Couche aprés couche, la nacre s'épaissit autour du nucléus au rythme annuel de 1 mm. Il faut compter 18 mois pour procéder à la 1ère récolte, une seconde implantation (surgreffe) peut être effectuée avec un nouveau nucléus pour obtenir une 2ème perle 15 mois plus tard. Lors de la récolte et de la 1ère greffe, les rejets sont trés fréquents (seulement 2% des perles récoltées sont parfaites!), la 2ème récolte, le taux de rejet est de moins de 10%.
Jusqu'à une époque récente, les greffeurs étaient essentiellement asiatiques (du fait de leur excellent doigté), aujourd'hui ils sont peu à peu remplacés par des polynésiens formés au Centre des métiers de la nacre et de la perliculture crée à Rangiroa. Les greffeurs sont itinérants et vont de ferme en ferme, ils ont une côte (chaque jour, le nombre de nacres greffées est noté, la côte dépend de la récolte ... ).
Choix d'une perle :
Plusieurs critères conditionnent leur valeur :
- le calibre (de 8.5 à 18 mm),
- la forme (ronde, parfaitement sphérique, cerclée, baroque càd asymétrique),
- la qualité (absence de piqûres, de rayures, de taches) et
- la couleur.
"Perle noire" est trés réducteur : la perle issue de la Pinctada margaritifera couvre un large spectre allant du blanc nacré au noir, en passant par l'aubergine, le champagne, l'aile de mouche.

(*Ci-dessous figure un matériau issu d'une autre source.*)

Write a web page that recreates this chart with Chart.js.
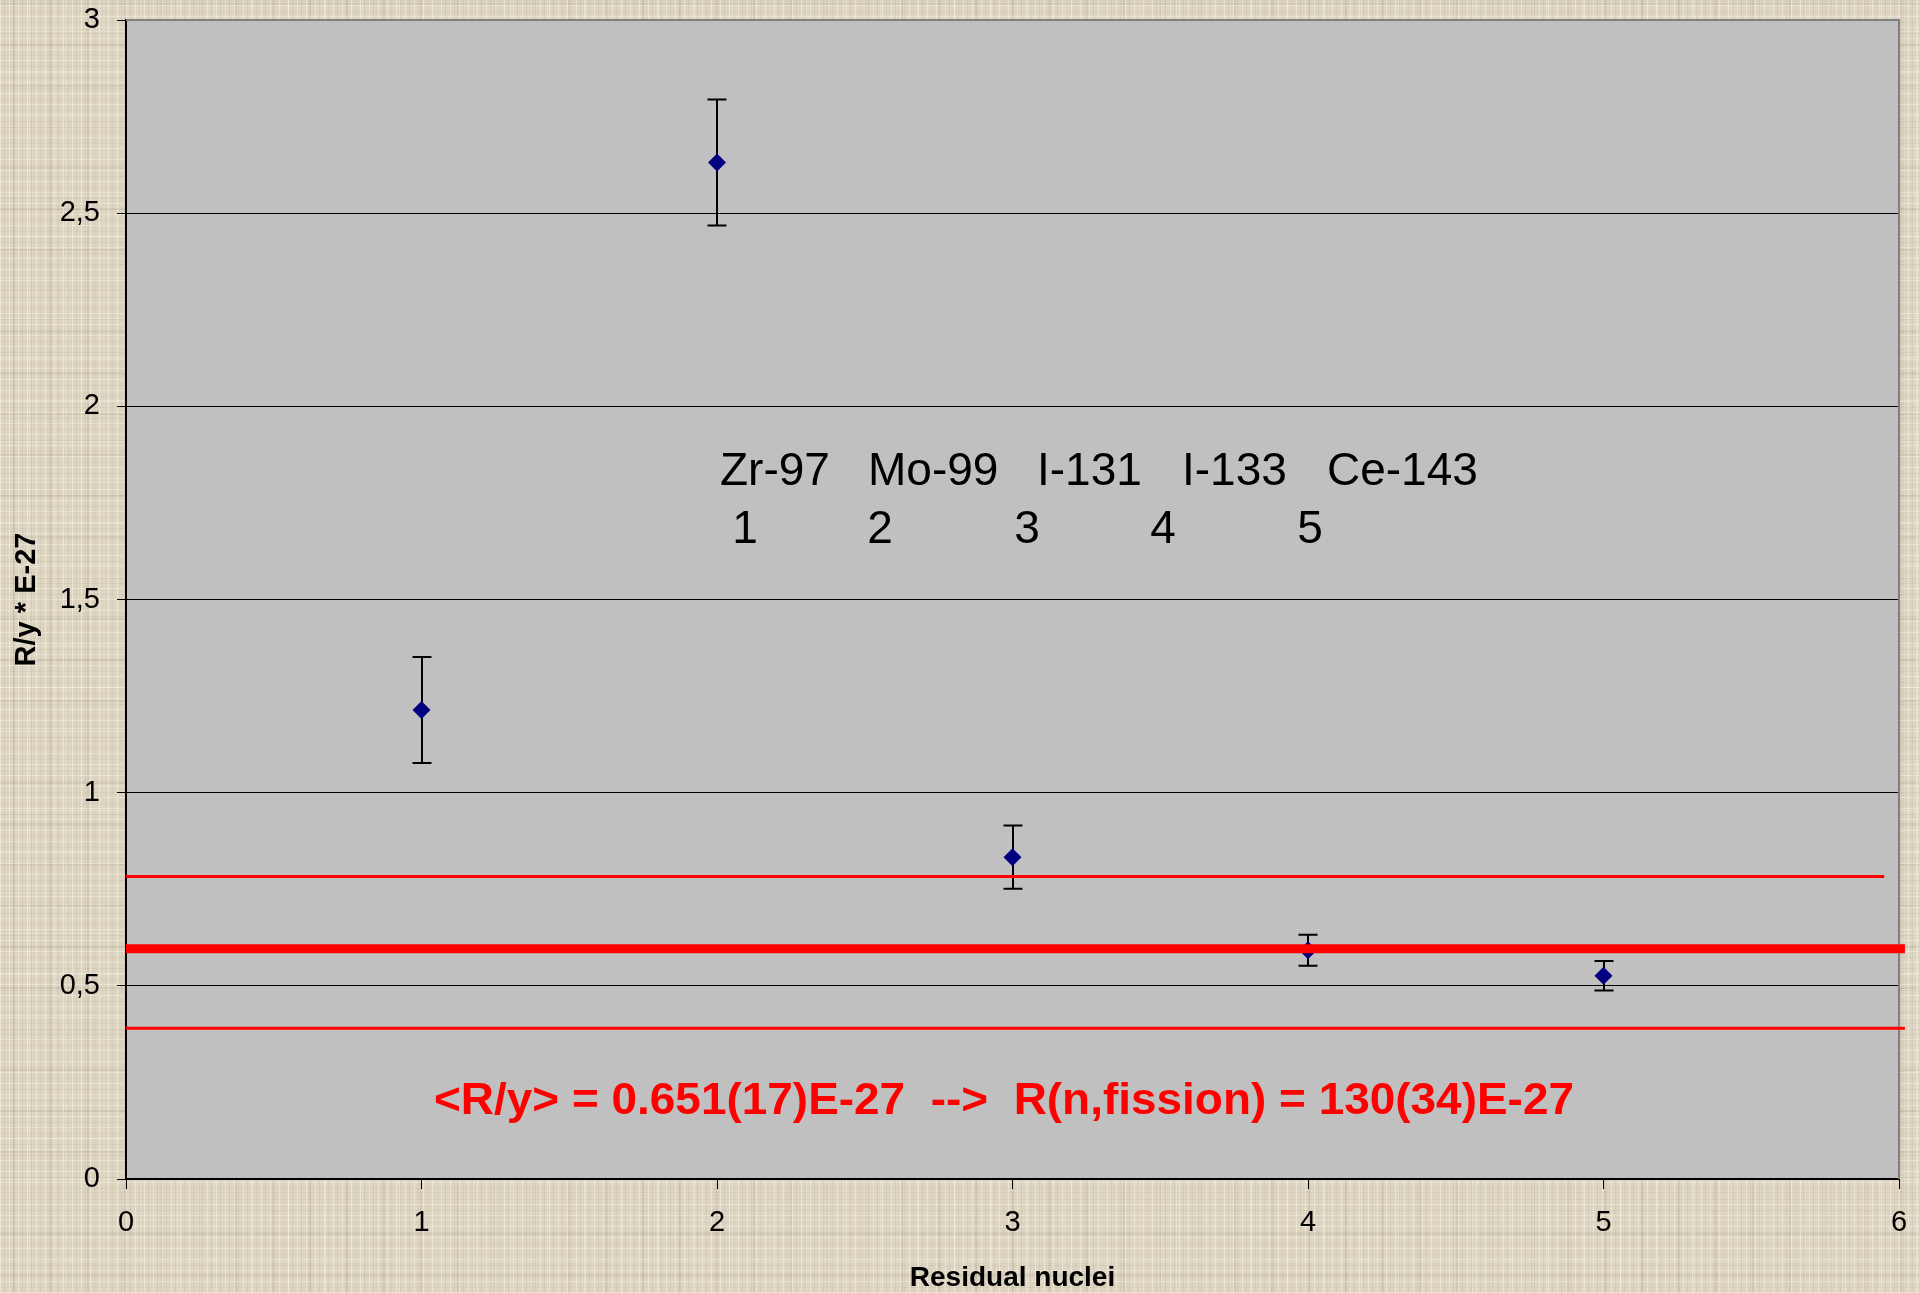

L'orient (reflet irisé) et le lustre (effet de miroir, brillance) entrent aussi en ligne de compte.
Les bijoutiers classent les perles en 4 catégories : A, B, C, D selon des critères précis.
Une A possède un trés beau lustre et ses imperfections sont localisées sur moins de 10% de sa surface. La forme n'intervient pas dans ce classement ; une perle cerclée ou baroque peut être classée A.
Hormis ces critères et cette classification, il n'existe pas de règle. Le choix d'une perle est avant tout un coup de coeur.
Keshi et Mabe :
Le keshi et le mabe (termes japonais) désignent 2 autres produits issus de la culture des perles.
- Le keshi est de la nacre pure, une perle sans nucléus. Il arrive en effet, que celui ci soit rejeté mais le greffon sécréteur continue à produire de la nacre. Son diamètre varie de 2 à 8 mm et sa forme est souvent baroque. Le perliculteur ne le découvre qu'au moment de la récolte.
- Le mabe résulte d'une manipulation volontaire. Le technicien colle un moule en plastique sur la face interne de la coquille. L'huître réagit en recouvrant peu à peu le moule par des couches de nacre. Aprés quelques mois, il est découpé avec un disque diamanté et démoulé. On obtient alors un mabe pur et creux. On le remplit avec de la résine expoy et on soude une plaquette de nacre qui servira de socle.
Entretenir votre perle :
Pour que la perle conserve sont lustre oridinel, essuyez-la de temps à autre avec une peau de chamois ou un tissu de coton légèrement imbibé d'huile d'amande douce. Evitez de la mettre en contact avec des parfums et des laques qui pourraient nuire à son éclat.